You make a compelling case. I think I’ll buy that! I think some world fairs may have happened in there. First refrigeration and ice cream (beginning of the fall right there ). It’s also intersting to me that this was the heyday of Chesterton and his famous debates with G.B.Shaw and Wells. The twilight years of a very popular author by the name of George Macdonald, and formative years for one C.S. Lewis. They too, I imagine may reflect a kind of golden age on the modernist apologetics side, though I would feel inclined to defend them (Lewis and especially Macdonald) from the worst of Penner’s charges. But what Penner observes shines through so clearly in their writings I think - especially Chesterton’s.
[Also - interestingly enough, a political high time for one-time presidential populist candidate William Jennings Bryan. And if I’m not mistaken he saw a new era of peace on the horizon around the turn of the century. But later, as secretary of state for Wilson, Bryan thought the U.S. was being drawn and bullied into war by Britain and he eventually resigned when Wilson didn’t listen to him and sent a U.S. ship into U-boat waters to get torpedoed (some think) - thereby drawing the U.S. into the war. Our history books might read very differently today had events gone differently there. But it’s hard to imagine that with all the dry tinder in place, war would have been long avoidable in any case.]

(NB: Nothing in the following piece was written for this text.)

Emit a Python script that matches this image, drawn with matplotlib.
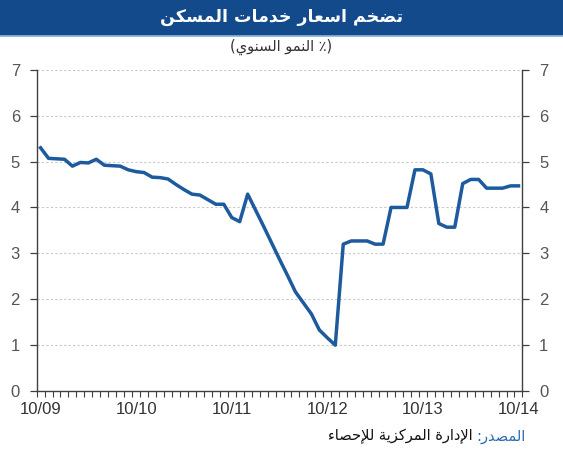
import numpy as np
import matplotlib
matplotlib.use("Agg")
import matplotlib.pyplot as plt
from matplotlib.patches import Rectangle
from matplotlib.lines import Line2D

# ---- data (monthly, 10/2009 .. 10/2014) ----
values = [5.30, 5.07, 5.06, 5.05, 4.90, 4.98, 4.97, 5.05, 4.92, 4.91,
          4.90, 4.82, 4.78, 4.76, 4.66, 4.65, 4.62, 4.50, 4.39, 4.29,
          4.27, 4.17, 4.07, 4.07, 3.78, 3.69, 4.29, 3.94, 3.59, 3.23,
          2.87, 2.52, 2.16, 1.92, 1.68, 1.33, 1.16, 1.00, 3.20, 3.27,
          3.27, 3.27, 3.20, 3.20, 4.00, 4.00, 4.00, 4.82, 4.82, 4.73,
          3.65, 3.57, 3.57, 4.52, 4.61, 4.61, 4.42, 4.42, 4.42, 4.47,
          4.47]
tick_labels = ["10/09", "10/10", "10/11", "10/12", "10/13", "10/14"]
y_ticks = [0, 1, 2, 3, 4, 5, 6, 7]

title = "تضخم اسعار خدمات المسكن"
subtitle = "(٪ النمو السنوي)"
source_head = "المصدر:"
source_body = "الإدارة المركزية للإحصاء"

# ---- tiny arabic shaping (matplotlib has no text shaping) ----
FORMS = {
    'ء': ('\uFE80', None, None, None),
    'ا': ('\uFE8D', '\uFE8E', None, None),
    'إ': ('\uFE87', '\uFE88', None, None),
    'ة': ('\uFE93', '\uFE94', None, None),
    'ت': ('\uFE95', '\uFE96', '\uFE97', '\uFE98'),
    'ح': ('\uFEA1', '\uFEA2', '\uFEA3', '\uFEA4'),
    'خ': ('\uFEA5', '\uFEA6', '\uFEA7', '\uFEA8'),
    'د': ('\uFEA9', '\uFEAA', None, None),
    'ر': ('\uFEAD', '\uFEAE', None, None),
    'ز': ('\uFEAF', '\uFEB0', None, None),
    'س': ('\uFEB1', '\uFEB2', '\uFEB3', '\uFEB4'),
    'ص': ('\uFEB9', '\uFEBA', '\uFEBB', '\uFEBC'),
    'ض': ('\uFEBD', '\uFEBE', '\uFEBF', '\uFEC0'),
    'ع': ('\uFEC9', '\uFECA', '\uFECB', '\uFECC'),
    'ك': ('\uFED9', '\uFEDA', '\uFEDB', '\uFEDC'),
    'ل': ('\uFEDD', '\uFEDE', '\uFEDF', '\uFEE0'),
    'م': ('\uFEE1', '\uFEE2', '\uFEE3', '\uFEE4'),
    'ن': ('\uFEE5', '\uFEE6', '\uFEE7', '\uFEE8'),
    'و': ('\uFEED', '\uFEEE', None, None),
    'ي': ('\uFEF1', '\uFEF2', '\uFEF3', '\uFEF4'),
}
LAM_ALEF = {'ا': ('\uFEFB', '\uFEFC'), 'إ': ('\uFEF9', '\uFEFA')}
MIRROR = {'(': ')', ')': '('}


def joins_next(c):
    return c in FORMS and FORMS[c][2] is not None


def joinable(c):
    return c in FORMS and FORMS[c][1] is not None


def rtl(s):
    out = []
    i = 0
    n = len(s)
    while i < n:
        c = s[i]
        if c not in FORMS:
            out.append(MIRROR.get(c, c))
            i += 1
            continue
        prev = s[i - 1] if i > 0 else None
        link_prev = prev is not None and joins_next(prev) and joinable(c)
        if c == 'ل' and i + 1 < n and s[i + 1] in LAM_ALEF:
            out.append(LAM_ALEF[s[i + 1]][1 if link_prev else 0])
            i += 2
            continue
        nxt = s[i + 1] if i + 1 < n else None
        link_next = nxt is not None and joins_next(c) and joinable(nxt)
        iso, fin, ini, med = FORMS[c]
        if link_prev and link_next:
            out.append(med)
        elif link_prev:
            out.append(fin)
        elif link_next:
            out.append(ini)
        else:
            out.append(iso)
        i += 1
    return ''.join(out)[::-1]


# ---- figure ----
fig = plt.figure(figsize=(5.63, 4.5), dpi=100)
ax = fig.add_axes([0.065, 0.131, 0.863, 0.714])

x = np.arange(len(values))
ax.plot(x, values, color="#1d5a9e", lw=2.5, solid_joinstyle="round", zorder=3)

ax.set_xlim(-0.5, len(values) - 0.5)
ax.set_ylim(0, 7)
ax.set_yticks(y_ticks)
ax.set_yticklabels([str(v) for v in y_ticks])
ax.grid(axis="y", linestyle=(0, (2, 2)), color="#c8c8c8", lw=0.8)
ax.set_axisbelow(True)

# category boundary ticks + year labels
ax.set_xticks(np.arange(-0.5, len(values), 1))
ax.set_xticklabels([])
ax.set_xticks(np.arange(0, len(values), 12), minor=True)
ax.set_xticklabels(tick_labels, minor=True)
ax.tick_params(axis="x", which="major", length=4, width=0.8, color="#404040", direction="out")
ax.tick_params(axis="x", which="minor", length=0, pad=8, labelsize=12, labelcolor="#333333")
ax.tick_params(axis="y", length=5, width=0.9, color="#404040", pad=7,
               labelsize=12, labelcolor="#555555", right=True, labelright=True)

for s in ["left", "right", "bottom"]:
    ax.spines[s].set_color("#404040")
    ax.spines[s].set_linewidth(1.0)
ax.spines["top"].set_visible(False)

for lab in ax.get_xticklabels(minor=True) + ax.get_yticklabels():
    lab.set_family("Liberation Sans")

# banner
fig.add_artist(Rectangle((0, 1 - 35 / 450), 1, 35 / 450, transform=fig.transFigure,
                         color="#134a8c", zorder=0))
fig.add_artist(Line2D([0, 1], [1 - 35.5 / 450] * 2, transform=fig.transFigure,
                      color="#8fb4dc", lw=1.2))
fig.text(0.5, 1 - 17 / 450, rtl(title), color="white", fontsize=12.5, fontweight="bold",
         ha="center", va="center", family="DejaVu Sans")
fig.text(0.5, 1 - 47 / 450, rtl(subtitle), color="#333333", fontsize=10.5,
         ha="center", va="center", family="DejaVu Sans")

# source line
head = fig.text(525 / 563, 1 - 436 / 450, rtl(source_head), color="#2b6cb4", fontsize=10.5,
                ha="right", va="center", family="DejaVu Sans")
fig.canvas.draw()
bb = head.get_window_extent(renderer=fig.canvas.get_renderer())
fig.text(bb.x0 / fig.bbox.width - 3 / 563, 1 - 436 / 450, rtl(source_body), color="#111111",
         fontsize=10.5, ha="right", va="center", family="DejaVu Sans")

fig.savefig("out.png", dpi=100)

There are SO many decades to choose from!
I’ll pick a few I find useful touchpoints:
1760s to 1770s here in southern North America. Modern reason says we can reasonably (not treasonably) divorce our colonial selves from the Motherland in the form of a tax revolt, AND frame a better, lasting, rational government. So much to love about it all.
I can’t say it was entirely unsuccessful. @Randy has given us good reminders of how other governments handle “peaceful transfers of power.” But we had to include justifications for the metastized cancer of chattle slavery and genocide and other forms of murder in the name of progress and Manifest Destiny. (We definitely see seeds of PoMo here in the enculturated defenses of unenlightened and irrational behavior—our painful metanarratives.)
Finally, skipping ahead again, I think about what is formally called The Modern Period in arts and letters as an expression of the then Zeitgeist, both in the U.S. and specifically in Germany. I am deeply moved by German Expressionist painting, particularly by Franz Marc and the Blaue Reiter. Marc, my favorite was killed in WWI and painted rapturously naive just-pre-cubist works featuring animals in gorgeous, saturated primary colors (particularly red cows and blue horses).
And only a few years later, the “interwar” years are filled with poetry that demonstrates the hideous damage done to the psyches of any thinking person. Gottfried Benn’s Morgue poems probably capture the exquisite dispair as well or better than anything else I could mention.
I could go on to the Dadaist and Man Ray, etc.
Postmodernism has been in the works for a very long time.